--- START ---
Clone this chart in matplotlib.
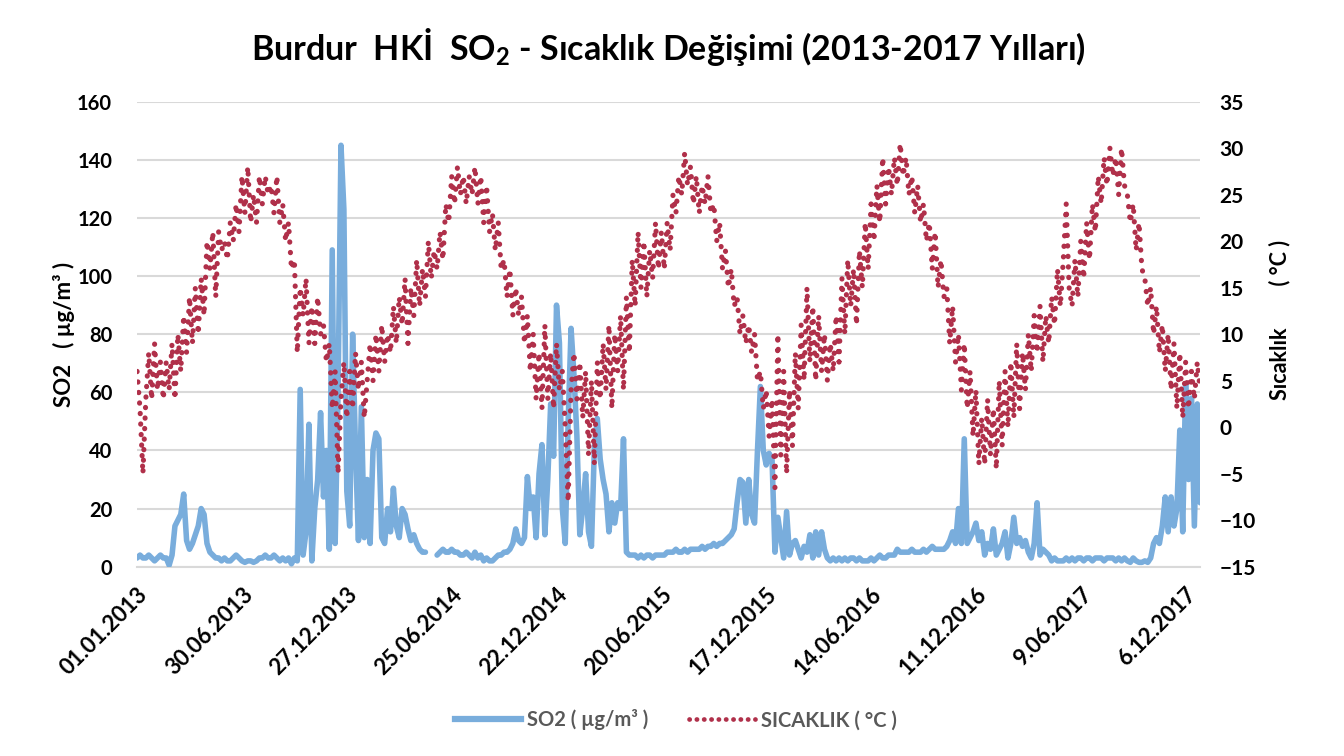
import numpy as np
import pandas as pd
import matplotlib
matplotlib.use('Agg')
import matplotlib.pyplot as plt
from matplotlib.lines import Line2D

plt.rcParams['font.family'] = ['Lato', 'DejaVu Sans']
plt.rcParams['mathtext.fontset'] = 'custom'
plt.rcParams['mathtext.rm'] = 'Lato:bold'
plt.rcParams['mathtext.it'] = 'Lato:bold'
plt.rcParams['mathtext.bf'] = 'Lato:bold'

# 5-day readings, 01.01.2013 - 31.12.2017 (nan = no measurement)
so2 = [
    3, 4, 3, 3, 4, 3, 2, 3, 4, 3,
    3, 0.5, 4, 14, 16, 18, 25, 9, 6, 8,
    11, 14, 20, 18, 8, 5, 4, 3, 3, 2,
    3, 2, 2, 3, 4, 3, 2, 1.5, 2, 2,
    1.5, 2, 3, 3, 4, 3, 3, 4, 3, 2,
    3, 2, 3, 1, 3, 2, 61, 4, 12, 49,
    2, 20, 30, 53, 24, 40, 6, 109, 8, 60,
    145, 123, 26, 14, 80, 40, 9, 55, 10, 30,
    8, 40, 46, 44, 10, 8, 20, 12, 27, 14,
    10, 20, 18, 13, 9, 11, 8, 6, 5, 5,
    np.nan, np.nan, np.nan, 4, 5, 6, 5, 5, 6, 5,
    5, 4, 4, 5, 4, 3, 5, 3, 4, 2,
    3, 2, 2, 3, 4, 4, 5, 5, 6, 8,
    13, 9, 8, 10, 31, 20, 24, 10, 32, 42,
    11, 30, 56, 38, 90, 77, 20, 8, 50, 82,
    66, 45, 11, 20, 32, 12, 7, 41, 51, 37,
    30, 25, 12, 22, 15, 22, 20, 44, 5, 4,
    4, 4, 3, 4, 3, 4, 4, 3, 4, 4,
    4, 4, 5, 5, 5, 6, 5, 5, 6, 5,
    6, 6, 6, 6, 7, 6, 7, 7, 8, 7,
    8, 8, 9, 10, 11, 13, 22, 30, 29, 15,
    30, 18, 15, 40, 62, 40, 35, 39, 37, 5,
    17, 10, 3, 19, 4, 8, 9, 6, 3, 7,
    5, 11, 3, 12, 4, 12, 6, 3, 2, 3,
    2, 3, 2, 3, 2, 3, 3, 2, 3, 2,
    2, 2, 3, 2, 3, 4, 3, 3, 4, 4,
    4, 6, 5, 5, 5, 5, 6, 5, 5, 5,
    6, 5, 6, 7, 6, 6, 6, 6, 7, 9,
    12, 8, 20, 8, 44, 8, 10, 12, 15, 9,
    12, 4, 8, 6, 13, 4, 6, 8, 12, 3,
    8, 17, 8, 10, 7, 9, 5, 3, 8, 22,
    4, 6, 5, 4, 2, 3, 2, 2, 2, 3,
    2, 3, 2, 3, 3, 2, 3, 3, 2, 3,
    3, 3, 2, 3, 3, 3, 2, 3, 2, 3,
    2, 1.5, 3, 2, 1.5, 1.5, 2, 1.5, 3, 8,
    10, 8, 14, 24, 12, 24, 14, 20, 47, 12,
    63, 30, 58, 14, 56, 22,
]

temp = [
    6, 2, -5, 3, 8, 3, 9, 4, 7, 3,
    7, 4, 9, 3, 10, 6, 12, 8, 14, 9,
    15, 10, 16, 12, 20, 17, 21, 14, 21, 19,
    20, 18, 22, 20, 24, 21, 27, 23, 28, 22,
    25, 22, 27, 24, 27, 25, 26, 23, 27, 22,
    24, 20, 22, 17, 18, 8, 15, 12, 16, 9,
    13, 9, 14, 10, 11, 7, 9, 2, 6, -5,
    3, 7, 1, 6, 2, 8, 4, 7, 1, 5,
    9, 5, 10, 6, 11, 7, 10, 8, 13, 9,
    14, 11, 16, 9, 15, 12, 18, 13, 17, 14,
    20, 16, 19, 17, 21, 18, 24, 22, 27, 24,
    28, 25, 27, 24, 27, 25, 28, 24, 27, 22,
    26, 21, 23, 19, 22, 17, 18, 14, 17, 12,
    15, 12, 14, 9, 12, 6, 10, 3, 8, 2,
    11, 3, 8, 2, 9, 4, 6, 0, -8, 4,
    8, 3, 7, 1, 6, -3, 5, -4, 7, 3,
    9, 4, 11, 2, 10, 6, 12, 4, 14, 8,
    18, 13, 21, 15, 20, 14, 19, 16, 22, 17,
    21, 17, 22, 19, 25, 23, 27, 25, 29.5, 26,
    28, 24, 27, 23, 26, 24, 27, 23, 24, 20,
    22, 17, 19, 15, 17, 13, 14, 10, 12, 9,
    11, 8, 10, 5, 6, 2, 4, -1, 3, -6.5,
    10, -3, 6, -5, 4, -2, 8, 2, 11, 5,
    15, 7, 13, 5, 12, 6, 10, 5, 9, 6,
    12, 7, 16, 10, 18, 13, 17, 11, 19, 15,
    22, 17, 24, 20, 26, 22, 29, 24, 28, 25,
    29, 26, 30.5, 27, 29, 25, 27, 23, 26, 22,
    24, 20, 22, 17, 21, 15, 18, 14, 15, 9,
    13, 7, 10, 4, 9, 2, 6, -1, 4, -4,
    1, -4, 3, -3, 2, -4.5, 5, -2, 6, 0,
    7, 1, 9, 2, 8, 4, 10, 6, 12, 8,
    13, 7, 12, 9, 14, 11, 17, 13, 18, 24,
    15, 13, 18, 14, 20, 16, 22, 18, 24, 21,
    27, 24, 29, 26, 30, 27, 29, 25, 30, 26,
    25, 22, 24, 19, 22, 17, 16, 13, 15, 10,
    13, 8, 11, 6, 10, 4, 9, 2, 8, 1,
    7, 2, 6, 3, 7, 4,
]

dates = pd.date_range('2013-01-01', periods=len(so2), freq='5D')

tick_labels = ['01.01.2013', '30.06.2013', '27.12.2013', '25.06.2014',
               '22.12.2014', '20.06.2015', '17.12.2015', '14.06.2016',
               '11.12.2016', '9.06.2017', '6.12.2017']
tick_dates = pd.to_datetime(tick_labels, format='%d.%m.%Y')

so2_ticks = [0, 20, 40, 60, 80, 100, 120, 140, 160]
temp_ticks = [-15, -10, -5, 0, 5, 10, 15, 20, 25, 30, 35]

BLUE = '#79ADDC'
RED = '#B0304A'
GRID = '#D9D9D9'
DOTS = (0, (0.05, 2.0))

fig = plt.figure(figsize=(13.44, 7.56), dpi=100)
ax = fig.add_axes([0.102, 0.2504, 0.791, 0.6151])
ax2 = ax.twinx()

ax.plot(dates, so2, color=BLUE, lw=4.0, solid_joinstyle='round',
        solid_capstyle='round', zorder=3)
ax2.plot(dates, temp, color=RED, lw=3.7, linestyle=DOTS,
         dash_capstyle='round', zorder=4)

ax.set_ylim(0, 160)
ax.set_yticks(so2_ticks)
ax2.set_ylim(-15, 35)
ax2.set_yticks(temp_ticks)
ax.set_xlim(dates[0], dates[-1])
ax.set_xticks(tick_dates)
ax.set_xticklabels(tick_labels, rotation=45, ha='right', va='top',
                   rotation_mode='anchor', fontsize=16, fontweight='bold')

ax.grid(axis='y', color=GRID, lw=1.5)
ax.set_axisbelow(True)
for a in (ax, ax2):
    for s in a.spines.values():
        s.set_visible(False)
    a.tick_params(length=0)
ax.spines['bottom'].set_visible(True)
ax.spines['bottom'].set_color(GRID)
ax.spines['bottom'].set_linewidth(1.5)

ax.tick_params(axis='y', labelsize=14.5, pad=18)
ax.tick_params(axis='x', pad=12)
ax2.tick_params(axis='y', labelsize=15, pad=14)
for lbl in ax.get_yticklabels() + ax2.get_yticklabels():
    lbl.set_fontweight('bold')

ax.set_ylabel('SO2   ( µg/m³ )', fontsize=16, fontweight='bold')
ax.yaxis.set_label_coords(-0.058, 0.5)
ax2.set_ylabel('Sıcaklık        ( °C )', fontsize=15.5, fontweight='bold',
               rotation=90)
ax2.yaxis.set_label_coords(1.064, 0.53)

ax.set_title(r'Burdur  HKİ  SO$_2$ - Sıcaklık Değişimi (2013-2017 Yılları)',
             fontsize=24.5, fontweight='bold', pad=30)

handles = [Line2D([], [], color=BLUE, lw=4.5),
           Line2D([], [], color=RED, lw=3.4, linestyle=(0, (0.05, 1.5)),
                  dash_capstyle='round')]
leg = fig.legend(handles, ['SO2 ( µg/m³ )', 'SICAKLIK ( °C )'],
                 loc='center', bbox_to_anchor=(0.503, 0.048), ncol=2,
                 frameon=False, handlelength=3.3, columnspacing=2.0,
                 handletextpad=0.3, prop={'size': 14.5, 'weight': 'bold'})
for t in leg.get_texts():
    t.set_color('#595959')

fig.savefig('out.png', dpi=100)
--- END ---
EXERCISE PROMPT -> From the first line above down to the line with "plt.rcParams['mathtext.bf'] = 'Lato:bold'", reproduce every line and no others, omitting pictures.

FULL OUTPUT ->
Clone this chart in matplotlib.
import numpy as np
import pandas as pd
import matplotlib
matplotlib.use('Agg')
import matplotlib.pyplot as plt
from matplotlib.lines import Line2D

plt.rcParams['font.family'] = ['Lato', 'DejaVu Sans']
plt.rcParams['mathtext.fontset'] = 'custom'
plt.rcParams['mathtext.rm'] = 'Lato:bold'
plt.rcParams['mathtext.it'] = 'Lato:bold'
plt.rcParams['mathtext.bf'] = 'Lato:bold'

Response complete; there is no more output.